- _OBJECTIVE_
Retype each line of the material exactly, please, skipping any picture in it.

* Begin *

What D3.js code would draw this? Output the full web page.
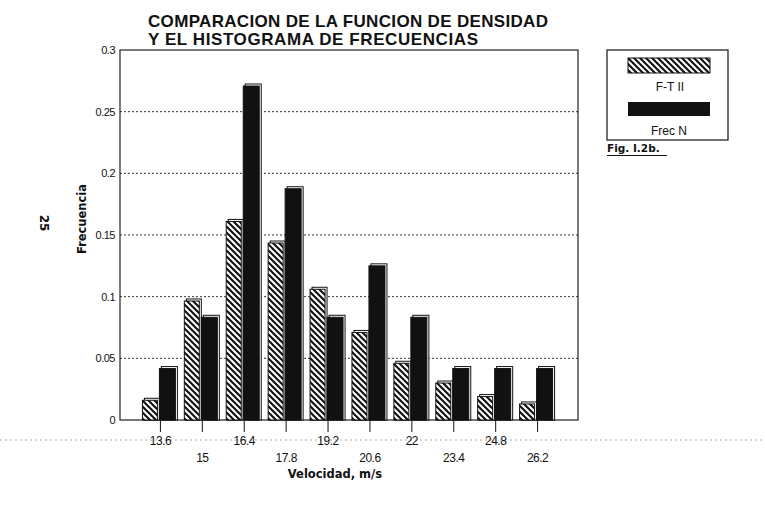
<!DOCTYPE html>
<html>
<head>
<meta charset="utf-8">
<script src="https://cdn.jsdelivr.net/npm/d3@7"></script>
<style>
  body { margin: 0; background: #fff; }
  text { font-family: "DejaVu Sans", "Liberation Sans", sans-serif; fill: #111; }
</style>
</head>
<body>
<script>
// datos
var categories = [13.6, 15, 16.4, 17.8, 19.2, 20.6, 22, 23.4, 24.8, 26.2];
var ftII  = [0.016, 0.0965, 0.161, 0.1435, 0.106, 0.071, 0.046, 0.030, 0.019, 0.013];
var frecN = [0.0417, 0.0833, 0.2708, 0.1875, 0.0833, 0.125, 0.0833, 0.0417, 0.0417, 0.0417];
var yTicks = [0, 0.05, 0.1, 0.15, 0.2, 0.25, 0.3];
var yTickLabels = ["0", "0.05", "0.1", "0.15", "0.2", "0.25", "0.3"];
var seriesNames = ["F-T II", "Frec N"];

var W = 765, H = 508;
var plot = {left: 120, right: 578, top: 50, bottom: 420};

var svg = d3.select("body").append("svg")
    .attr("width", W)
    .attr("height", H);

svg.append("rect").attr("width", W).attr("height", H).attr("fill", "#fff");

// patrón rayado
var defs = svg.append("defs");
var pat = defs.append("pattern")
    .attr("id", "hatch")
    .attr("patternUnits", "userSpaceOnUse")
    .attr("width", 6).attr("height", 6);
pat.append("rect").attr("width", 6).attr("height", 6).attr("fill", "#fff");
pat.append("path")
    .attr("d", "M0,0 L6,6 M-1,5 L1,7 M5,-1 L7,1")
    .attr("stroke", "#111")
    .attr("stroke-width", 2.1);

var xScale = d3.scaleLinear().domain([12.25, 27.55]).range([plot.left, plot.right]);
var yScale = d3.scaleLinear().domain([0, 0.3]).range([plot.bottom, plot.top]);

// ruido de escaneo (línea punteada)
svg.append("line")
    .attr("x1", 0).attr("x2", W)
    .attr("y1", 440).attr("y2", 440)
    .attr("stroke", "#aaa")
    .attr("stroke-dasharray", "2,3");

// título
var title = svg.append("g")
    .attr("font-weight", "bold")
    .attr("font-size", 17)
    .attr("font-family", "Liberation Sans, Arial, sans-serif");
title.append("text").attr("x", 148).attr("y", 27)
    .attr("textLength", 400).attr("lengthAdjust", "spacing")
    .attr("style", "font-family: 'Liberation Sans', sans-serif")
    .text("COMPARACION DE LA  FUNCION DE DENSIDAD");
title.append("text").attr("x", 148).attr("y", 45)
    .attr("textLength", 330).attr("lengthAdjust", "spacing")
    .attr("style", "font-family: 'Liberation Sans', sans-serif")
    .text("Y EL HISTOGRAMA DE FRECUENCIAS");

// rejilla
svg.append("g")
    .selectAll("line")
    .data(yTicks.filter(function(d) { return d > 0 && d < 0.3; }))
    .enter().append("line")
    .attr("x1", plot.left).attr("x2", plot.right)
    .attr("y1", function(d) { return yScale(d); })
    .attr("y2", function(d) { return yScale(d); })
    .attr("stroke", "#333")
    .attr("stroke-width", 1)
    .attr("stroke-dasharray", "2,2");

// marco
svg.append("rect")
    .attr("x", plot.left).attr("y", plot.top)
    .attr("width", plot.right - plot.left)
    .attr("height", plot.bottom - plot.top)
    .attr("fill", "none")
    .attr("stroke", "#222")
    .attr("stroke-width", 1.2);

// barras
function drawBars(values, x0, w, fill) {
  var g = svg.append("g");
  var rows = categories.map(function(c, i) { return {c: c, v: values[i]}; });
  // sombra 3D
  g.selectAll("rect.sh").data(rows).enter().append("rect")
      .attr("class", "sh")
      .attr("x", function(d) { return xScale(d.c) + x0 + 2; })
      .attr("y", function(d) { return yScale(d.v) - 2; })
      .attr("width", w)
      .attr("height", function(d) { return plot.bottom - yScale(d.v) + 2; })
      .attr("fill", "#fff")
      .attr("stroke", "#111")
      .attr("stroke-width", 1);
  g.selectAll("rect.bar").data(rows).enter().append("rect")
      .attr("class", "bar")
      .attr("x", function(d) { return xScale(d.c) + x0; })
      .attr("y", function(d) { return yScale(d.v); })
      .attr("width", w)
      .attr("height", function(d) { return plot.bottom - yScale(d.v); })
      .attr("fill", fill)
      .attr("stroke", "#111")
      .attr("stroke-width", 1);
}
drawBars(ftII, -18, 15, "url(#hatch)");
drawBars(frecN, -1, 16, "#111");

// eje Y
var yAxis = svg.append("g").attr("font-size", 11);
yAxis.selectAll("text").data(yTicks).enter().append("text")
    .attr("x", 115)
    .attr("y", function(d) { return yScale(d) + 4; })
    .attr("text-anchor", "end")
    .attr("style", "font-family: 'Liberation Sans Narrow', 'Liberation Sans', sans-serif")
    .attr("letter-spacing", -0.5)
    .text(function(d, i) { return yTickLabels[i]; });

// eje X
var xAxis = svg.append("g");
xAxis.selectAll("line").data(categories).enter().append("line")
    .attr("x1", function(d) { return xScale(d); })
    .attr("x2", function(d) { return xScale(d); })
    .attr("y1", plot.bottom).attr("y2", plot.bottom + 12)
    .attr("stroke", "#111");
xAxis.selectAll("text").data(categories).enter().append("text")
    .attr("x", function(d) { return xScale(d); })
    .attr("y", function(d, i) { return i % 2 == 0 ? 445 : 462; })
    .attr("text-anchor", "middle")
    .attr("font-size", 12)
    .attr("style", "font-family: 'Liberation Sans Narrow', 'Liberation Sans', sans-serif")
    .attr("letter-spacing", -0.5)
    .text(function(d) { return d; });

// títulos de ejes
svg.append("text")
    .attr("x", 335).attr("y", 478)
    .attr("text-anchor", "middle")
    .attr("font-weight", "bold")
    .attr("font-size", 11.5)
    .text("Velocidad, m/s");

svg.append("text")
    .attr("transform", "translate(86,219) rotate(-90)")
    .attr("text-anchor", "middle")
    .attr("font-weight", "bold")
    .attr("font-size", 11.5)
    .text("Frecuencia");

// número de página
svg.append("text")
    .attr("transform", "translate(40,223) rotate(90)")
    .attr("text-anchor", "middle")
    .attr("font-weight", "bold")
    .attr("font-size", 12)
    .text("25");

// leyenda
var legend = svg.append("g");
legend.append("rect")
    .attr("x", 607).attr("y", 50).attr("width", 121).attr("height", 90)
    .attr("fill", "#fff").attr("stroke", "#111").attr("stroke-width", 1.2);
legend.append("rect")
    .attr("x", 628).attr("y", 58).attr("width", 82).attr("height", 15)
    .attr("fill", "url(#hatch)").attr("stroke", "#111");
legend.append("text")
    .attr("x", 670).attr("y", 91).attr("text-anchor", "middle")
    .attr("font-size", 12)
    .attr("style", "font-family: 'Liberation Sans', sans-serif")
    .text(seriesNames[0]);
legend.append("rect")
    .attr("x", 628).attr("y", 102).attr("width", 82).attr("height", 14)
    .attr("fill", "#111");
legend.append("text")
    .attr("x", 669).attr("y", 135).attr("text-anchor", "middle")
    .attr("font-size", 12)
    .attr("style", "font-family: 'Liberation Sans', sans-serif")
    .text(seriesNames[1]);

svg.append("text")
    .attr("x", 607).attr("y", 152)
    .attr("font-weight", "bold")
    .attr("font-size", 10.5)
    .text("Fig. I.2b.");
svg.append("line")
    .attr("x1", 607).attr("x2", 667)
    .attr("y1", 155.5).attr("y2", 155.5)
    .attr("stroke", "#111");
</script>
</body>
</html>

* End *

- _EXERCISE RESULT_
What D3.js code would draw this? Output the full web page.
<!DOCTYPE html>
<html>
<head>
<meta charset="utf-8">
<script src="https://cdn.jsdelivr.net/npm/d3@7"></script>
<style>
  body { margin: 0; background: #fff; }
  text { font-family: "DejaVu Sans", "Liberation Sans", sans-serif; fill: #111; }
</style>
</head>
<body>
<script>
// datos
var categories = [13.6, 15, 16.4, 17.8, 19.2, 20.6, 22, 23.4, 24.8, 26.2];
var ftII  = [0.016, 0.0965, 0.161, 0.1435, 0.106, 0.071, 0.046, 0.030, 0.019, 0.013];
var frecN = [0.0417, 0.0833, 0.2708, 0.1875, 0.0833, 0.125, 0.0833, 0.0417, 0.0417, 0.0417];
var yTicks = [0, 0.05, 0.1, 0.15, 0.2, 0.25, 0.3];
var yTickLabels = ["0", "0.05", "0.1", "0.15", "0.2", "0.25", "0.3"];
var seriesNames = ["F-T II", "Frec N"];

var W = 765, H = 508;
var plot = {left: 120, right: 578, top: 50, bottom: 420};

var svg = d3.select("body").append("svg")
    .attr("width", W)
    .attr("height", H);

svg.append("rect").attr("width", W).attr("height", H).attr("fill", "#fff");

// patrón rayado
var defs = svg.append("defs");
var pat = defs.append("pattern")
    .attr("id", "hatch")
    .attr("patternUnits", "userSpaceOnUse")
    .attr("width", 6).attr("height", 6);
pat.append("rect").attr("width", 6).attr("height", 6).attr("fill", "#fff");
pat.append("path")
    .attr("d", "M0,0 L6,6 M-1,5 L1,7 M5,-1 L7,1")
    .attr("stroke", "#111")
    .attr("stroke-width", 2.1);

var xScale = d3.scaleLinear().domain([12.25, 27.55]).range([plot.left, plot.right]);
var yScale = d3.scaleLinear().domain([0, 0.3]).range([plot.bottom, plot.top]);

// ruido de escaneo (línea punteada)
svg.append("line")
    .attr("x1", 0).attr("x2", W)
    .attr("y1", 440).attr("y2", 440)
    .attr("stroke", "#aaa")
    .attr("stroke-dasharray", "2,3");

// título
var title = svg.append("g")
    .attr("font-weight", "bold")
    .attr("font-size", 17)
    .attr("font-family", "Liberation Sans, Arial, sans-serif");
title.append("text").attr("x", 148).attr("y", 27)
    .attr("textLength", 400).attr("lengthAdjust", "spacing")
    .attr("style", "font-family: 'Liberation Sans', sans-serif")
    .text("COMPARACION DE LA  FUNCION DE DENSIDAD");
title.append("text").attr("x", 148).attr("y", 45)
    .attr("textLength", 330).attr("lengthAdjust", "spacing")
    .attr("style", "font-family: 'Liberation Sans', sans-serif")
    .text("Y EL HISTOGRAMA DE FRECUENCIAS");

// rejilla
svg.append("g")
    .selectAll("line")
    .data(yTicks.filter(function(d) { return d > 0 && d < 0.3; }))
    .enter().append("line")
    .attr("x1", plot.left).attr("x2", plot.right)
    .attr("y1", function(d) { return yScale(d); })
    .attr("y2", function(d) { return yScale(d); })
    .attr("stroke", "#333")
    .attr("stroke-width", 1)
    .attr("stroke-dasharray", "2,2");

// marco
svg.append("rect")
    .attr("x", plot.left).attr("y", plot.top)
    .attr("width", plot.right - plot.left)
    .attr("height", plot.bottom - plot.top)
    .attr("fill", "none")
    .attr("stroke", "#222")
    .attr("stroke-width", 1.2);

// barras
function drawBars(values, x0, w, fill) {
  var g = svg.append("g");
  var rows = categories.map(function(c, i) { return {c: c, v: values[i]}; });
  // sombra 3D
  g.selectAll("rect.sh").data(rows).enter().append("rect")
      .attr("class", "sh")
      .attr("x", function(d) { return xScale(d.c) + x0 + 2; })
      .attr("y", function(d) { return yScale(d.v) - 2; })
      .attr("width", w)
      .attr("height", function(d) { return plot.bottom - yScale(d.v) + 2; })
      .attr("fill", "#fff")
      .attr("stroke", "#111")
      .attr("stroke-width", 1);
  g.selectAll("rect.bar").data(rows).enter().append("rect")
      .attr("class", "bar")
      .attr("x", function(d) { return xScale(d.c) + x0; })
      .attr("y", function(d) { return yScale(d.v); })
      .attr("width", w)
      .attr("height", function(d) { return plot.bottom - yScale(d.v); })
      .attr("fill", fill)
      .attr("stroke", "#111")
      .attr("stroke-width", 1);
}
drawBars(ftII, -18, 15, "url(#hatch)");
drawBars(frecN, -1, 16, "#111");

// eje Y
var yAxis = svg.append("g").attr("font-size", 11);
yAxis.selectAll("text").data(yTicks).enter().append("text")
    .attr("x", 115)
    .attr("y", function(d) { return yScale(d) + 4; })
    .attr("text-anchor", "end")
    .attr("style", "font-family: 'Liberation Sans Narrow', 'Liberation Sans', sans-serif")
    .attr("letter-spacing", -0.5)
    .text(function(d, i) { return yTickLabels[i]; });

// eje X
var xAxis = svg.append("g");
xAxis.selectAll("line").data(categories).enter().append("line")
    .attr("x1", function(d) { return xScale(d); })
    .attr("x2", function(d) { return xScale(d); })
    .attr("y1", plot.bottom).attr("y2", plot.bottom + 12)
    .attr("stroke", "#111");
xAxis.selectAll("text").data(categories).enter().append("text")
    .attr("x", function(d) { return xScale(d); })
    .attr("y", function(d, i) { return i % 2 == 0 ? 445 : 462; })
    .attr("text-anchor", "middle")
    .attr("font-size", 12)
    .attr("style", "font-family: 'Liberation Sans Narrow', 'Liberation Sans', sans-serif")
    .attr("letter-spacing", -0.5)
    .text(function(d) { return d; });

// títulos de ejes
svg.append("text")
    .attr("x", 335).attr("y", 478)
    .attr("text-anchor", "middle")
    .attr("font-weight", "bold")
    .attr("font-size", 11.5)
    .text("Velocidad, m/s");

svg.append("text")
    .attr("transform", "translate(86,219) rotate(-90)")
    .attr("text-anchor", "middle")
    .attr("font-weight", "bold")
    .attr("font-size", 11.5)
    .text("Frecuencia");

// número de página
svg.append("text")
    .attr("transform", "translate(40,223) rotate(90)")
    .attr("text-anchor", "middle")
    .attr("font-weight", "bold")
    .attr("font-size", 12)
    .text("25");

// leyenda
var legend = svg.append("g");
legend.append("rect")
    .attr("x", 607).attr("y", 50).attr("width", 121).attr("height", 90)
    .attr("fill", "#fff").attr("stroke", "#111").attr("stroke-width", 1.2);
legend.append("rect")
    .attr("x", 628).attr("y", 58).attr("width", 82).attr("height", 15)
    .attr("fill", "url(#hatch)").attr("stroke", "#111");
legend.append("text")
    .attr("x", 670).attr("y", 91).attr("text-anchor", "middle")
    .attr("font-size", 12)
    .attr("style", "font-family: 'Liberation Sans', sans-serif")
    .text(seriesNames[0]);
legend.append("rect")
    .attr("x", 628).attr("y", 102).attr("width", 82).attr("height", 14)
    .attr("fill", "#111");
legend.append("text")
    .attr("x", 669).attr("y", 135).attr("text-anchor", "middle")
    .attr("font-size", 12)
    .attr("style", "font-family: 'Liberation Sans', sans-serif")
    .text(seriesNames[1]);

svg.append("text")
    .attr("x", 607).attr("y", 152)
    .attr("font-weight", "bold")
    .attr("font-size", 10.5)
    .text("Fig. I.2b.");
svg.append("line")
    .attr("x1", 607).attr("x2", 667)
    .attr("y1", 155.5).attr("y2", 155.5)
    .attr("stroke", "#111");
</script>
</body>
</html>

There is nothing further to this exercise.